There’s never an easy way to ask for a raise. Questions like, “should I speak about it?” or “will it be a good thing right now?” might keep clogging your mind. Keeping those queries aside, you must know that asking for a raise correctly can lead you to your dream remuneration in no time.
Often, after putting in a lot of effort and being true to their jobs, employees worry about whether or not they should request their superiors for a salary hike.
They can’t help but think that even a tiny mistake could cost them their current position. But what if you knew the mistakes beforehand and never made them in the first place?
Well, here are some expert-approved tips on what NOT to say during a raise conversation.
Never emphasize your tenure
Saying something like, “I’ve been working for so many years, hence I’m entitled to a hike” is the worst mistake anyone can make. You have to understand that it’s your efforts and achievements that define your pay and not your time in the company. A two-year-old employee can earn more than someone working for five years depending on the quality of work they deliver.
Lily Valentin, head of operations for Adzuna, says asking why you’re being neglected during hikes is better than the duration play. If you know where you lack, you can improve yourself, but if you find a spot in your senior’s bad books, you won’t be able to survive in the organization.
Try not to get too personal
It’s possible that you might be friends with your manager or another superior. They might be aware of your personal life and interests other than work. But that doesn’t mean you can ask them for a raise citing your personal requirements.
For instance, if you have a side hustle, you can’t say things like, “my business needs money, which is why I’m asking for a raise.” That puts you in a bad light and also shows an imbalance between your personal and professional life. Try to stick to your achievements whenever you speak about a payment hike.
Don’t pop the question at the wrong time
You might think that time has nothing to do with this question, but that’s not true. If your senior is busy with an upcoming project or is occupied with something else, you should keep the question on halt for some time.
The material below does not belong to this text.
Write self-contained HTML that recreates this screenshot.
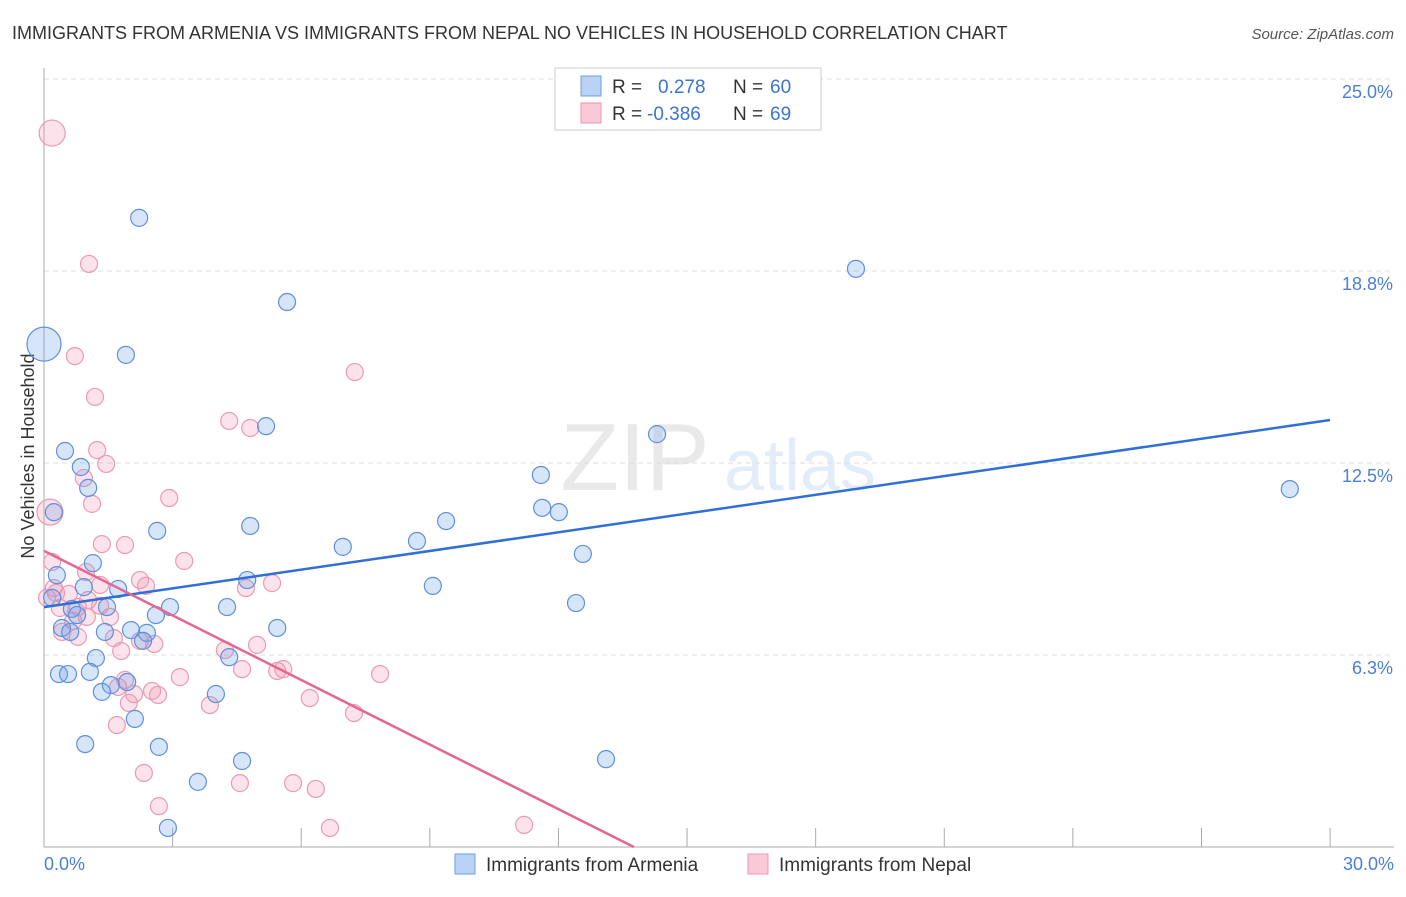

Ashley Stahl, a career expert, says that popping the question at the wrong time can result in an unpleasant conversation, or even worse, being embarrassed in front of other employees. Likewise, asking it during a casual time might not get the attention that the matter requires. So try to find a proper time to speak about it.
Never give an ultimatum
This is an important tip. It might be possible that you’ve been asking for a raise for a little while, and your manager is ignoring the question or not giving you a clear answer. Due to this, you might feel urged to give them an ultimatum, with something like, “unless I’m given a hike, I’ll quit.” Believe us, as satisfying as it sounds, it won’t do you any good. Rather, it can turn the situation against you. You can even get a straight dismissal letter from the company. Try to watch your tone and always be polite when discussing a raise.
Hope this helps
Regardless of the size of the company you work for or how experienced your other teammates are, if you work sincerely and deliver your best consistently, nothing can stop you from getting the raise you deserve. But of course, you have to know how to be reasonable and ask for it at the right time and in the right way.